The short answer is HELL YES!
For these noodles, I’ve evolved the recipe to utilize sunflower butter instead of peanut butter just to make them a bit more allergen friendly. I also prefer to use Bragg’s Liquid Aminos to keep this dish gluten free. The spaghetti squash noodles were liberated and chilled before making this salad so that it can be devoured immediately. Unlike wheat noodles that need time to absorb the flavors of the sauce, the spaghetti squash is ready to go, adding its own level of flavor. Just pull some already “noodled” squash out of the fridge, dress, and serve.
These Sunflower Sesame Spaghetti Squash Noodles are everything! I’ve taken my favorite sesame noodle recipe, subbed in sunflower butter for the peanut butter, and Bragg’s in for the soy sauce (making this recipe gluten free and nut free), and spaghetti squash noodles in for the spaghetti noodles. The resulting dish is just as healthy as it is delicious.
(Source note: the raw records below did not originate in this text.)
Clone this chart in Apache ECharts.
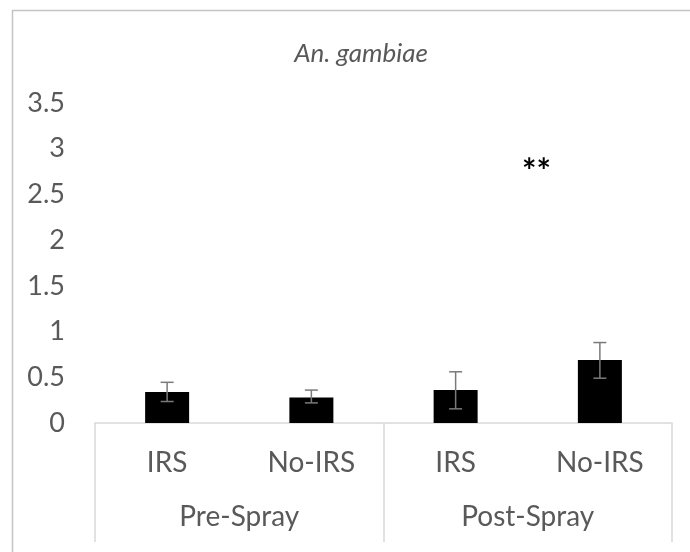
<!DOCTYPE html>
<html>
<head>
<meta charset="utf-8">
<script src="https://cdn.jsdelivr.net/npm/echarts@6/dist/echarts.min.js"></script>
<style>
html,body{margin:0;padding:0;background:#fff;}
#chart{width:690px;height:552px;}
</style>
</head>
<body>
<div id="chart"></div>
<script>
// ---- data ----
const categories = ["IRS", "No-IRS", "IRS", "No-IRS"];
const groups = ["Pre-Spray", "Post-Spray"];
const means = [0.34, 0.28, 0.36, 0.69];
const errLow = [0.235, 0.22, 0.155, 0.49];
const errHigh = [0.445, 0.36, 0.56, 0.88];
const yTicks = [0, 0.5, 1, 1.5, 2, 2.5, 3, 3.5];
const titleText = "An. gambiae";
const annotation = "**";

const FONT = "Lato";
const GREY = "#595959";

const chart = echarts.init(document.getElementById('chart'), null, {renderer: 'canvas'});

const errData = means.map((m, i) => [i, errLow[i], errHigh[i]]);

const option = {
  backgroundColor: '#fff',
  animation: false,
  title: {
    text: titleText,
    left: 356, top: 36, textAlign: 'center',
    textStyle: {fontFamily: FONT, fontStyle: 'italic', fontWeight: 'normal', fontSize: 26, color: GREY}
  },
  grid: {left: 95, right: 18, top: 103, bottom: 129, containLabel: false},
  xAxis: [
    {
      type: 'category', data: categories, position: 'bottom',
      axisLine: {show: true, lineStyle: {color: '#d9d9d9', width: 1.5}},
      axisTick: {show: false},
      axisLabel: {fontFamily: FONT, fontSize: 28, color: GREY, margin: 26, interval: 0}
    },
    {
      type: 'category', data: groups, position: 'bottom', offset: 0,
      axisLine: {show: false},
      axisTick: {show: true, length: 119, alignWithLabel: false, lineStyle: {color: '#d9d9d9', width: 1.5}},
      axisLabel: {fontFamily: FONT, fontSize: 28, color: GREY, margin: 80, interval: 0}
    }
  ],
  yAxis: {
    type: 'value', min: yTicks[0], max: yTicks[yTicks.length - 1], interval: 0.5,
    axisLine: {show: false}, axisTick: {show: false}, splitLine: {show: false},
    axisLabel: {fontFamily: FONT, fontSize: 27, color: GREY, margin: 30}
  },
  series: [
    {
      type: 'bar', xAxisIndex: 0, data: means, barWidth: 44,
      itemStyle: {color: '#000'}
    },
    {
      type: 'custom', xAxisIndex: 0, data: errData,
      encode: {x: 0, y: [1, 2]}, z: 10,
      renderItem: function (params, api) {
        const lo = api.coord([api.value(0), api.value(1)]);
        const hi = api.coord([api.value(0), api.value(2)]);
        const hw = 6.5;
        const style = {stroke: '#7a7a7a', lineWidth: 1.5};
        return {
          type: 'group',
          children: [
            {type: 'line', shape: {x1: lo[0], y1: lo[1], x2: hi[0], y2: hi[1]}, style: style},
            {type: 'line', shape: {x1: hi[0] - hw, y1: hi[1], x2: hi[0] + hw, y2: hi[1]}, style: style},
            {type: 'line', shape: {x1: lo[0] - hw, y1: lo[1], x2: lo[0] + hw, y2: lo[1]}, style: style}
          ]
        };
      }
    }
  ],
  graphic: [
    {type: 'rect', left: 10, top: 8, shape: {width: 700, height: 600},
      style: {fill: 'none', stroke: '#c4c4c4', lineWidth: 1.5}, silent: true},
    {type: 'text', left: 522, top: 155,
      style: {text: annotation, font: 'bold 34px Lato', fill: '#000'}}
  ]
};
chart.setOption(option);
</script>
</body>
</html>
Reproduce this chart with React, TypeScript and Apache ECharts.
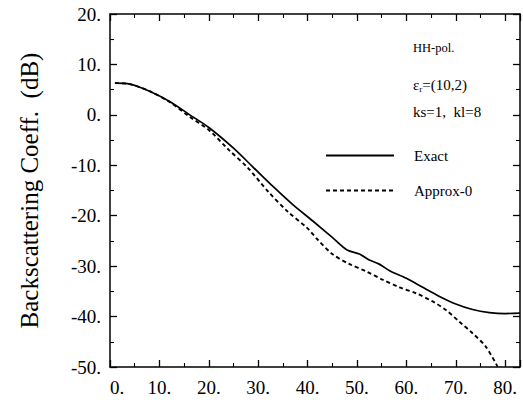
import React, { useEffect, useRef } from "react";
import * as echarts from "echarts";

const FONT = "'Liberation Serif', 'Times New Roman', serif";

// Incidence angle (deg) and backscattering coefficient (dB)
const exactAngle = [1, 4, 8, 12, 16, 20, 25, 29, 33, 37, 41, 45, 48, 50.5, 52.5, 54.5, 56.6, 60, 63.3, 66.7, 70, 73.4, 76.8, 80, 83];
const exactDb = [6.3, 6.1, 4.7, 2.7, 0.1, -2.5, -6.6, -10.4, -14.2, -17.8, -21, -24.3, -26.8, -27.6, -28.8, -29.6, -30.9, -32.4, -34.2, -36, -37.5, -38.6, -39.2, -39.4, -39.3];

const approxAngle = [1, 4, 8, 12, 16, 20, 24, 28, 32, 36, 40, 42, 45, 48.5, 52, 55.2, 58.6, 62, 65.3, 68, 70.7, 73.4, 76.1, 78.5];
const approxDb = [6.3, 6.1, 4.7, 2.6, -0.3, -3, -6.9, -10.6, -15.2, -19.2, -22.5, -24.7, -27.6, -29.6, -31.1, -32.7, -34.2, -35.4, -37, -38.7, -41, -43.3, -46, -50];

const seriesNames = ["Exact", "Approx-0"];
const annotationLines = ["HH-pol.", "{e|ε}{r|r}{t|=(10,2)}", "ks=1,  kl=8"];

const xMin = 0;
const xMax = 83;
const xInterval = 10;
const yMin = -50;
const yMax = 20;
const yInterval = 10;

export default function App() {
  const ref = useRef<HTMLDivElement>(null);
  useEffect(() => {
    if (!ref.current) return;
    const chart = echarts.init(ref.current, null, { renderer: "svg" });
    const axisCommon = {
      axisLine: { show: true, onZero: false, lineStyle: { color: "#000", width: 1.5 } },
      axisTick: { show: true, inside: true, length: 7, lineStyle: { color: "#000", width: 1.3 } },
      minorTick: { show: true, splitNumber: 2, length: 4, lineStyle: { color: "#000", width: 1.1 } },
      splitLine: { show: false },
      minorSplitLine: { show: false },
    };
    const labelStyle = { color: "#000", fontFamily: FONT, fontSize: 19 };
    chart.setOption({
      animation: false,
      backgroundColor: "#fff",
      grid: { left: 110, right: 2, top: 14, bottom: 33, containLabel: false },
      xAxis: [
        {
          type: "value",
          min: xMin,
          max: xMax,
          interval: xInterval,
          position: "bottom",
          ...axisCommon,
          axisLabel: {
            ...labelStyle,
            margin: 11,
            showMaxLabel: true,
            formatter: (v: number) => (v % 10 !== 0 ? "" : v === 0 ? "{z|0.}" : v + "."),
            rich: { z: { ...labelStyle, padding: [0, 0, 0, 14] } },
          },
        },
        {
          type: "value",
          min: xMin,
          max: xMax,
          interval: xInterval,
          position: "top",
          ...axisCommon,
          axisLabel: { show: false },
        },
      ],
      yAxis: [
        {
          type: "value",
          min: yMin,
          max: yMax,
          interval: yInterval,
          position: "left",
          ...axisCommon,
          axisLabel: { ...labelStyle, margin: 9, formatter: (v: number) => v + "." },
          name: "Backscattering Coeff.  (dB)",
          nameLocation: "middle",
          nameGap: 68,
          nameRotate: 90,
          nameTextStyle: { color: "#000", fontFamily: FONT, fontSize: 25 },
        },
        {
          type: "value",
          min: yMin,
          max: yMax,
          interval: yInterval,
          position: "right",
          ...axisCommon,
          axisLabel: { show: false },
        },
      ],
      legend: {
        orient: "vertical",
        left: 325,
        top: 148,
        padding: 0,
        itemWidth: 68,
        itemHeight: 14,
        itemGap: 20,
        data: seriesNames,
        itemStyle: { opacity: 0 },
        textStyle: { color: "#000", fontFamily: FONT, fontSize: 15, padding: [0, 0, 0, 15] },
      },
      graphic: annotationLines.map((t, i) => ({
        type: "text",
        left: 413,
        top: [41, 77, 104][i],
        style: {
          text: t,
          fill: "#000",
          fontFamily: FONT,
          fontSize: i === 0 ? 12.5 : 15,
          rich: {
            e: { fontFamily: FONT, fontSize: 15, lineHeight: 18, fill: "#000" },
            r: { fontFamily: FONT, fontSize: 9, lineHeight: 10, verticalAlign: "bottom", fill: "#000" },
            t: { fontFamily: FONT, fontSize: 15, lineHeight: 18, fill: "#000" },
          },
        },
      })),
      series: [
        {
          name: seriesNames[0],
          type: "line",
          xAxisIndex: 0,
          yAxisIndex: 0,
          symbol: "none",
          smooth: 0.3,
          lineStyle: { color: "#000", width: 1.7, type: "solid" },
          itemStyle: { color: "#000" },
          data: exactAngle.map((a, i) => [a, exactDb[i]]),
        },
        {
          name: seriesNames[1],
          type: "line",
          xAxisIndex: 0,
          yAxisIndex: 0,
          symbol: "none",
          smooth: 0.3,
          lineStyle: { color: "#000", width: 1.9, type: [4, 3] },
          itemStyle: { color: "#000" },
          data: approxAngle.map((a, i) => [a, approxDb[i]]),
        },
      ],
    });
    return () => chart.dispose();
  }, []);
  return (
    <div
      ref={ref}
      style={{ position: "absolute", left: 0, top: 0, width: 523, height: 400, background: "#fff" }}
    />
  );
}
- 1/2 spaghetti squash (about 3 to 4 pounds), noodles removed*
- 1 tablespoon toasted sesame oil
- 2 tablespoon Bragg’s Liquid Aminos
- 1 tablespoon rice vinegar
- 2 tablespoons unsweetened toasted sunflower butter
- 1 teaspoon coconut sugar, or sweetener of your choice
- 1 teaspoon grated ginger
- 2 cloves of garlic, minced, pressed, or grated
- 1 tablespoon Sambal Oelek
- 1 to 2 green onions, thinly sliced and separated into whites and greens
- toasted sunflower seeds.
Combine everything but the noodles, sunflower seeds, and onions in a bowl. Mix until combined and creamy. The sunflower butter might be a bit difficult to work with at first, but keep stirring, and eventually you will have a smooth sauce. Stir in the white parts of the green onions.
Toss the spaghetti squash noodles with the sauce, trying not to break up too many noodles. Serve with toasted sunflower seeds, and top with green onions.
*This recipe works best with chilled spaghetti squash noodles, with any excess water removed.